**STATED PROBLEM**: Write out, word for word, every line from the first one through the line that holds "const xTicks = [0, 1, 2, 3, 4, 5]", and nothing else; skip the pictures.

**DATASET CONTENT**:
————

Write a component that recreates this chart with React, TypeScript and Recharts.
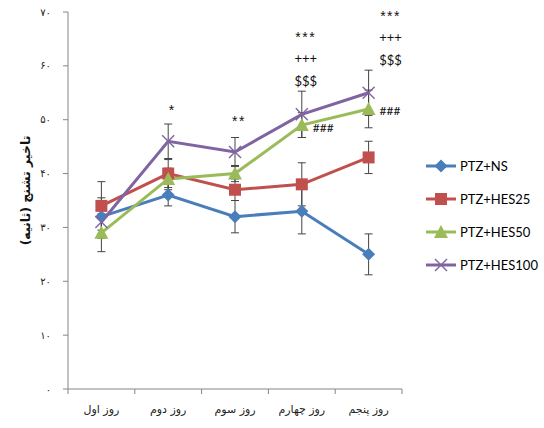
import React from 'react'
import { LineChart, Line, XAxis, YAxis, ErrorBar, LabelList, Label } from 'recharts'

// روزها و مقادیر (ثانیه)
const days = ['روز اول', 'روز دوم', 'روز سوم', 'روز چهارم', 'روز پنجم']
const ns = [32, 36, 32, 33, 25]
const nsErr = [3.5, 2, 3, 4.2, 3.8]
const hes25 = [34, 40, 37, 38, 43]
const hes25Err = [4.5, 2.6, 2, 4, 3]
const hes50 = [29, 39, 40, 49, 52]
const hes50Err = [3.5, 2, 1.5, 2.3, 3.5]
const hes100 = [31, 46, 44, 51, 55]
const hes100Err = [3, 3.2, 2.7, 4.3, 4.2]

// significance marks
const stars = ['', '*', '**', '***', '***']
const plus = ['', '', '', '+++', '+++']
const dollars = ['', '', '', '$$$', '$$$']
const hashes = ['', '', '', '###', '###']

const yTicks = [0, 10, 20, 30, 40, 50, 60, 70]
const xTicks = [0, 1, 2, 3, 4, 5]

const W = 544
const H = 428
const M = { top: 12, right: 142, left: 0, bottom: 0 }
const Y_W = 68
const X_H = 39
const halfBand = (W - M.right - Y_W) / days.length / 2
const labelCy = M.top + (H - M.top - X_H) / 2 - 10

const FA = '"DejaVu Sans", sans-serif'
const LAT = 'Lato, "Open Sans", sans-serif'

const toFa = (v: number | string) => String(v).replace(/\d/g, (d) => '۰۱۲۳۴۵۶۷۸۹'[+d])

const data = days.map((d, i) => ({
  x: i + 0.5,
  day: d,
  ns: ns[i], nsErr: nsErr[i],
  hes25: hes25[i], hes25Err: hes25Err[i],
  hes50: hes50[i], hes50Err: hes50Err[i],
  hes100: hes100[i], hes100Err: hes100Err[i],
  stars: stars[i], plus: plus[i], dollars: dollars[i], hashes: hashes[i],
}))

const diamond = (cx: number, cy: number, c: string, k?: any) => (
  <path key={k} d={`M${cx},${cy - 6.5}L${cx + 6.5},${cy}L${cx},${cy + 6.5}L${cx - 6.5},${cy}Z`} fill={c} />
)
const square = (cx: number, cy: number, c: string, k?: any) => (
  <rect key={k} x={cx - 6} y={cy - 6} width={12} height={12} fill={c} />
)
const triangle = (cx: number, cy: number, c: string, k?: any) => (
  <path key={k} d={`M${cx},${cy - 7}L${cx + 7},${cy + 6}L${cx - 7},${cy + 6}Z`} fill={c} />
)
const cross = (cx: number, cy: number, c: string, k?: any) => (
  <g key={k} stroke={c} strokeWidth={1.4}>
    <line x1={cx - 6} y1={cy - 6} x2={cx + 6} y2={cy + 6} />
    <line x1={cx - 6} y1={cy + 6} x2={cx + 6} y2={cy - 6} />
  </g>
)

const series = [
  { key: 'ns', name: 'PTZ+NS', color: '#4A7EBB', mark: diamond },
  { key: 'hes25', name: 'PTZ+HES25', color: '#C0504D', mark: square },
  { key: 'hes50', name: 'PTZ+HES50', color: '#9BBB59', mark: triangle },
  { key: 'hes100', name: 'PTZ+HES100', color: '#8064A2', mark: cross },
]

const DayTick = (p: any) => {
  const i = p.payload.value
  if (i >= days.length) return null
  return (
    <text x={p.x + halfBand} y={p.y + 13} textAnchor="middle" dominantBaseline="central"
      fontFamily={FA} fontSize={11} fill="#222">
      {days[i]}
    </text>
  )
}

const SigAbove = (p: any) => {
  const { x, y, index } = p
  const lines = [stars[index], plus[index], dollars[index]].filter(Boolean)
  const dx = index === days.length - 1 ? 22 : 4
  return (
    <g>
      {lines.map((t, j) => {
        const isStar = t.startsWith('*')
        return (
          <text key={j} x={x + dx} y={y - 33 - (lines.length - 1 - j) * 23 + (isStar ? 2 : 0)} textAnchor="middle"
            dominantBaseline="central" fontFamily={isStar ? '"Liberation Sans", sans-serif' : LAT}
            fontSize={isStar ? 14 : 13} letterSpacing={isStar ? 1.5 : 0} fill="#111">
            {t}
          </text>
        )
      })}
    </g>
  )
}

const SigHash = (p: any) => {
  const { x, y, index } = p
  if (!hashes[index]) return null
  return (
    <text x={x + 11} y={y + 2} dominantBaseline="central" fontFamily={LAT} fontSize={12} fill="#111">
      {hashes[index]}
    </text>
  )
}

export default function App() {
  return (
    <div style={{ position: 'absolute', left: 0, top: 0, width: W, height: H, background: '#fff' }}>
      <LineChart width={W} height={H} data={data} margin={M}>
        <XAxis dataKey="x" type="number" domain={[0, 5]} ticks={xTicks} interval={0}
          tick={<DayTick />} tickSize={5} tickLine={{ stroke: '#868686' }} axisLine={{ stroke: '#868686' }} height={X_H} />
        <YAxis type="number" domain={[0, 70]} ticks={yTicks} interval={0} width={Y_W}
          tickSize={5} tickMargin={12} tickLine={{ stroke: '#868686' }} axisLine={{ stroke: '#868686' }}
          tickFormatter={toFa} tick={{ fontFamily: FA, fontSize: 10, fill: '#222' }}>
          <Label content={() => (
            <text x={25} y={labelCy} transform={`rotate(-90 25 ${labelCy})`} textAnchor="middle" dominantBaseline="central"
              fontFamily={FA} fontSize={12.5} fontWeight="bold" fill="#111">
              تاخیر تشنج (ثانیه)
            </text>
          )} />
        </YAxis>
        {series.map((s) => (
          <Line key={s.key} dataKey={s.key} name={s.name} stroke={s.color} strokeWidth={3}
            isAnimationActive={false}
            dot={(p: any) => s.mark(p.cx, p.cy, s.color, `${s.key}-${p.index}`)}
            activeDot={false}>
            <ErrorBar dataKey={`${s.key}Err`} direction="y" width={4} stroke="#444" strokeWidth={1} isAnimationActive={false} />
            {s.key === 'hes100' && <LabelList dataKey="stars" content={<SigAbove />} />}
            {s.key === 'hes50' && <LabelList dataKey="hashes" content={<SigHash />} />}
          </Line>
        ))}
      </LineChart>
      <svg style={{ position: 'absolute', left: 424, top: 150 }} width={120} height={130}>
        {series.map((s, i) => {
          const cy = 16 + i * 33
          return (
            <g key={s.key}>
              <line x1={2} y1={cy} x2={32} y2={cy} stroke={s.color} strokeWidth={3} />
              {s.mark(17, cy, s.color)}
              <text x={36} y={cy} dominantBaseline="central" fontFamily={LAT} fontSize={13} fill="#000">
                {s.name}
              </text>
            </g>
          )
        })}
      </svg>
    </div>
  )
}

————

**COMPLETE ANSWER**:
Write a component that recreates this chart with React, TypeScript and Recharts.
import React from 'react'
import { LineChart, Line, XAxis, YAxis, ErrorBar, LabelList, Label } from 'recharts'

// روزها و مقادیر (ثانیه)
const days = ['روز اول', 'روز دوم', 'روز سوم', 'روز چهارم', 'روز پنجم']
const ns = [32, 36, 32, 33, 25]
const nsErr = [3.5, 2, 3, 4.2, 3.8]
const hes25 = [34, 40, 37, 38, 43]
const hes25Err = [4.5, 2.6, 2, 4, 3]
const hes50 = [29, 39, 40, 49, 52]
const hes50Err = [3.5, 2, 1.5, 2.3, 3.5]
const hes100 = [31, 46, 44, 51, 55]
const hes100Err = [3, 3.2, 2.7, 4.3, 4.2]

// significance marks
const stars = ['', '*', '**', '***', '***']
const plus = ['', '', '', '+++', '+++']
const dollars = ['', '', '', '$$$', '$$$']
const hashes = ['', '', '', '###', '###']

const yTicks = [0, 10, 20, 30, 40, 50, 60, 70]
const xTicks = [0, 1, 2, 3, 4, 5]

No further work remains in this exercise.